Dryandra Woodland – WA’s newest national park created!

The state government announced on 17 January 2022 the creation of the Dryandra Woodland National Park, the first such park in the wheatbelt region.

Dryandra is one of the state’s premier conservation areas and a very special place to visit in WA’s wheatbelt. It is an area of exquisite wandoo woodlands that has long been a magnet for wildlife enthusiasts and bushwalkers. It not only provides a haven for the woodland’s unique native species, including the endangered numbats, but also offers wonderful outdoor recreational opportunities, especially for bushwalking, within an easy 2.5 hr drive from Perth.

While celebrating the new national park, we should also remember the key historic achievement of pioneering conservationist, Vincent Serventy, in saving the forest when it was threatened by possible bauxite mining. His 1970 book “Dryandra -The story of an Australian forest” was read by Rupert Murdoch, the managing director of the company holding the mining lease at the time. Murdoch acknowledged that strip-mining would destroy this place of such great value and directed the company to relinquish its lease.

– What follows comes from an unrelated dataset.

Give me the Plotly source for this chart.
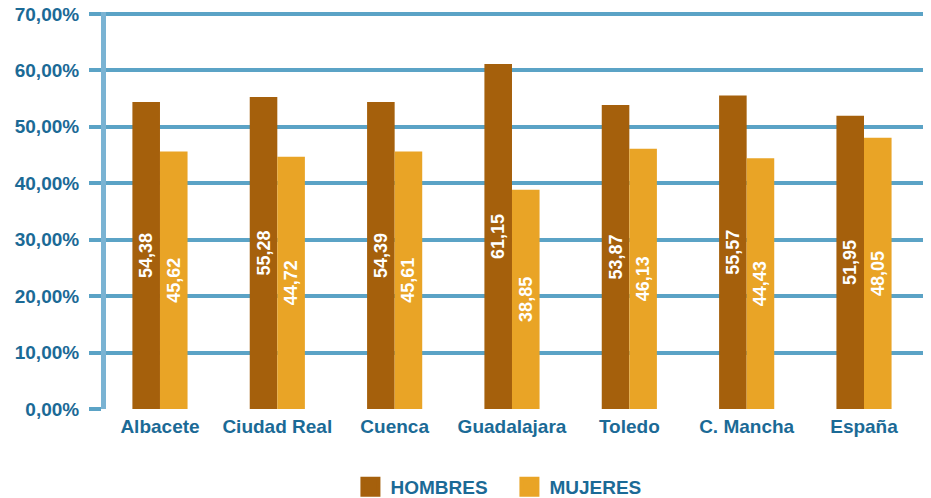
import plotly.graph_objects as go

categories = ["Albacete", "Ciudad Real", "Cuenca", "Guadalajara", "Toledo", "C. Mancha", "España"]
hombres = [54.38, 55.28, 54.39, 61.15, 53.87, 55.57, 51.95]
mujeres = [45.62, 44.72, 45.61, 38.85, 46.13, 44.43, 48.05]
series_names = ["HOMBRES", "MUJERES"]
y_ticks = [0, 10, 20, 30, 40, 50, 60, 70]
y_ticktext = [f"{v:.2f}".replace(".", ",") + "%" for v in y_ticks]

FONT = "Liberation Sans, Arial, sans-serif"
C_H = "#A5600C"
C_M = "#E9A426"
TXT = "#1B6A96"
GRID = "#5BA3C6"
AXIS = "#7AB3D3"

fig = go.Figure()
for name, vals, col in [(series_names[0], hombres, C_H), (series_names[1], mujeres, C_M)]:
    fig.add_trace(go.Bar(
        x=categories, y=vals, name=name, marker=dict(color=col, line=dict(width=0)),
        texttemplate="%{y:.2f}", textposition="inside", insidetextanchor="middle",
        textangle=-90, constraintext="none",
        textfont=dict(family=FONT, size=18, color="white", weight="bold"),
        showlegend=False, hoverinfo="skip",
    ))
# legend entries
for name, col in [(series_names[0], C_H), (series_names[1], C_M)]:
    fig.add_trace(go.Scatter(
        x=[None], y=[None], mode="markers", name=name,
        marker=dict(symbol="square", size=16, color=col, line=dict(color=col, width=4)),
        showlegend=True,
    ))

fig.update_layout(
    width=923, height=490,
    margin=dict(l=98, r=0, t=4, b=89, autoexpand=False),
    paper_bgcolor="white", plot_bgcolor="white",
    separators=",.",
    barmode="group", bargap=0.53, bargroupgap=0,
    font=dict(family=FONT, color=TXT, size=19, weight="bold"),
    legend=dict(orientation="h", xref="container", yref="container",
                x=0.371, xanchor="left", y=0.0224, yanchor="middle",
                entrywidth=114, entrywidthmode="pixels",
                font=dict(family=FONT, size=19, color=TXT, weight="bold"),
                itemsizing="trace", traceorder="normal"),
    xaxis=dict(
        type="category", range=[-0.460, 6.571], showgrid=False, showline=False,
        zeroline=False, ticks="", automargin=False, ticklabelstandoff=4,
        tickfont=dict(family=FONT, size=19, color=TXT, weight="bold"),
    ),
    yaxis=dict(
        range=[0, 70.35], tickvals=y_ticks, ticktext=y_ticktext,
        showgrid=True, gridcolor=GRID, gridwidth=4, zeroline=False,
        showline=True, linecolor=AXIS, linewidth=5, automargin=False,
        ticks="outside", ticklen=12, tickwidth=4, tickcolor=GRID,
        ticklabelstandoff=6, ticklabeloverflow="allow",
        tickfont=dict(family=FONT, size=19, color=TXT, weight="bold"),
    ),
)

fig.write_html("out.html")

But not all of Dryandra is yet fully protected. The area was initially set aside in 1934 because of its value as an area for brown mallet, in demand at the time for tannin production, and brown mallet plantations still cover ~30% of Dryandra. HikeWest submitted in 2019 that the final management plan should expressly indicate an intent to eventually absorb all the state forest areas into the national park.

Without careful management, future forestry activities at Dryandra could devalue the national park and nature reserve, including recreational opportunities around the current Dryandra Village, such as the existing developed popular walk trails; Woylie, Kawana and Lol Gray Trails, which lie partly or wholly within the plantation areas. The brown mallet plantations will not be absorbed into the new national park under the current (2021) 10-year management plan but will remain as state forest, and may be subject to harvesting by FPC until at least year 2031, and potentially beyond, subject to ministerial approval. The plan notes the “good potential for future uses of brown mallet if a small saw-log industry could be based on the brown mallet timber resource at Dryandra”.